The Standard & Poor’s 500 Index rallied 2 percent to 1,432.12 as of 4 p.m. in New York, its best level since January 2008, and the Dow Jones Industrial Average soared to its highest level since December 2007.
The euro increased 0.3 percent to $1.2632, a two-month high, while Italy’s 10-year yields fell 25 basis points and the rate on Spanish debt with a similar maturity shed 38 basis points, while 10-year U.S. yields increased eight points to 1.67 percent.
U.S. jobless figures declined last week and companies added more workers than forecast in August, reports showed yesterday.
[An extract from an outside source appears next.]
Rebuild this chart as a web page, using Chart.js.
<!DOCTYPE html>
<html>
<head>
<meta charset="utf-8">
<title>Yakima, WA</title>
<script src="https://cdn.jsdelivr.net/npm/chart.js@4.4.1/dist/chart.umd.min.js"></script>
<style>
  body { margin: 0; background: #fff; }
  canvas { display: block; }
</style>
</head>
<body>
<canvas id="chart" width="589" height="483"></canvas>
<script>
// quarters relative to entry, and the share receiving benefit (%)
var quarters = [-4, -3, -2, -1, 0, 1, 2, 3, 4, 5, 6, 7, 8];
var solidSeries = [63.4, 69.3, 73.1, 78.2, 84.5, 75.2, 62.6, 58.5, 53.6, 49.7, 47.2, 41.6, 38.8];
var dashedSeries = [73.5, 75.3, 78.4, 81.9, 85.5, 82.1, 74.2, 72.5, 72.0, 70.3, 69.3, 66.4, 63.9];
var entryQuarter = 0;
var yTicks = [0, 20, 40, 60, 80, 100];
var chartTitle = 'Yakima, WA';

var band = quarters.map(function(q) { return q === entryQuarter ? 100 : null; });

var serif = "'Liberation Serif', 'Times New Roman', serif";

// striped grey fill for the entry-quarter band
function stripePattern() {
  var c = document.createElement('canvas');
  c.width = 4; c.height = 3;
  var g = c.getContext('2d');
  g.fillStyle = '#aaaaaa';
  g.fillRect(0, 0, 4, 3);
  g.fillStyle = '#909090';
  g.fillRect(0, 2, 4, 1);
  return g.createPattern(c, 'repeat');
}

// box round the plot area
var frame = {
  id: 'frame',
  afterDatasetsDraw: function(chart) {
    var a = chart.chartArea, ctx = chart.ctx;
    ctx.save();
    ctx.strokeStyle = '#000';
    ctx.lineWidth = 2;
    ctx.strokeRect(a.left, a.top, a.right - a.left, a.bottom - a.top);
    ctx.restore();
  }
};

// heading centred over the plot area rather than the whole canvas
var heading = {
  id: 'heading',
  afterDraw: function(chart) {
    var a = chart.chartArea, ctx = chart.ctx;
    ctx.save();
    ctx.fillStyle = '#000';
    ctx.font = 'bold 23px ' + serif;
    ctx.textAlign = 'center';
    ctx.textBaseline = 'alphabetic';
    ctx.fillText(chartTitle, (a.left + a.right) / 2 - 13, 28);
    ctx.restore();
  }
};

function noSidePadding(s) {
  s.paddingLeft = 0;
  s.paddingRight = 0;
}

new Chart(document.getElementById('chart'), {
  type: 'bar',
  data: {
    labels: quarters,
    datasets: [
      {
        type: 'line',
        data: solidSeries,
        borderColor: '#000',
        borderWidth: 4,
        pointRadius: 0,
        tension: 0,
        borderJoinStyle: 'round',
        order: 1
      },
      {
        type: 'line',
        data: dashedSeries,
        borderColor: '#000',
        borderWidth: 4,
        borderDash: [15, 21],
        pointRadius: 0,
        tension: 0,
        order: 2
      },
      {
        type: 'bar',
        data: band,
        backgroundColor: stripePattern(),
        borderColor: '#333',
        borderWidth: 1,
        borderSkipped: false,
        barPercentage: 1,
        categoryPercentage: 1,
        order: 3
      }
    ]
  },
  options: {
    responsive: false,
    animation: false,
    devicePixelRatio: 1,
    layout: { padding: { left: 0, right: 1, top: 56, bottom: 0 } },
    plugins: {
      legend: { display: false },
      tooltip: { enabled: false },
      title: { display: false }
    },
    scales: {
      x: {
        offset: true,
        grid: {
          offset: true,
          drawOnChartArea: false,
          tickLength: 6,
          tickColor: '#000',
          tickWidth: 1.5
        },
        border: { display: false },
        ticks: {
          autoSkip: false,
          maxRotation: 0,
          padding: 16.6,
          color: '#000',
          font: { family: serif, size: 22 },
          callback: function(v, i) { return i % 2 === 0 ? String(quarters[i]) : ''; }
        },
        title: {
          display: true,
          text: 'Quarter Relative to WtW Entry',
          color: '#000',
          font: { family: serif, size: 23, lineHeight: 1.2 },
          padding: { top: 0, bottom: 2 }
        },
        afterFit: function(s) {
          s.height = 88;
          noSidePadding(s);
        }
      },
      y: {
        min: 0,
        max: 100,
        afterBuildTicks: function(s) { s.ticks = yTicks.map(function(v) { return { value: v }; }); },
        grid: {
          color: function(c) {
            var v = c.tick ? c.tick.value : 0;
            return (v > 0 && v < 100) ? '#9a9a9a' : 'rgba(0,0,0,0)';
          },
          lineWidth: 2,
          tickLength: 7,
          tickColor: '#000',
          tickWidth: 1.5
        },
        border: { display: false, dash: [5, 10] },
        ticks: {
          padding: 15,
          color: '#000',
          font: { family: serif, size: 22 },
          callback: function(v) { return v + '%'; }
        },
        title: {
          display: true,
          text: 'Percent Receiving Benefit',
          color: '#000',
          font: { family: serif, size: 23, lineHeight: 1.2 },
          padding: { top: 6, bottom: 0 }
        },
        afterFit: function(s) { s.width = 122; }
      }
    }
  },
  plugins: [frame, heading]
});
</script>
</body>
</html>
A gauge of U.S. service industries’ performances also beat economists’ estimates.
“The market was looking for signs that the ECB and some part of the European Union would basically stimulate in Europe and guarantee the sovereign debt,” David Pearl, who oversees $24 billion in assets as co-chief investment officer at New York-based Epoch Investment Partners, said in a phone interview.
“Draghi pretty much gave what the market was looking for. The U.S. data is at least moving positively and we’re in a recovery.”
European stocks rallied the most. National benchmark indexes climbed in all 18 Western European markets, and all 19 industry groups in the Stoxx 600 advanced. Germany’s DAX rallied 2.9 percent and the U.K.’s FTSE 100 gained 2.1 percent. France’s CAC 40 jumped 3.1 percent.
Oil pared earlier gains, while gold futures climbed to the highest price since March.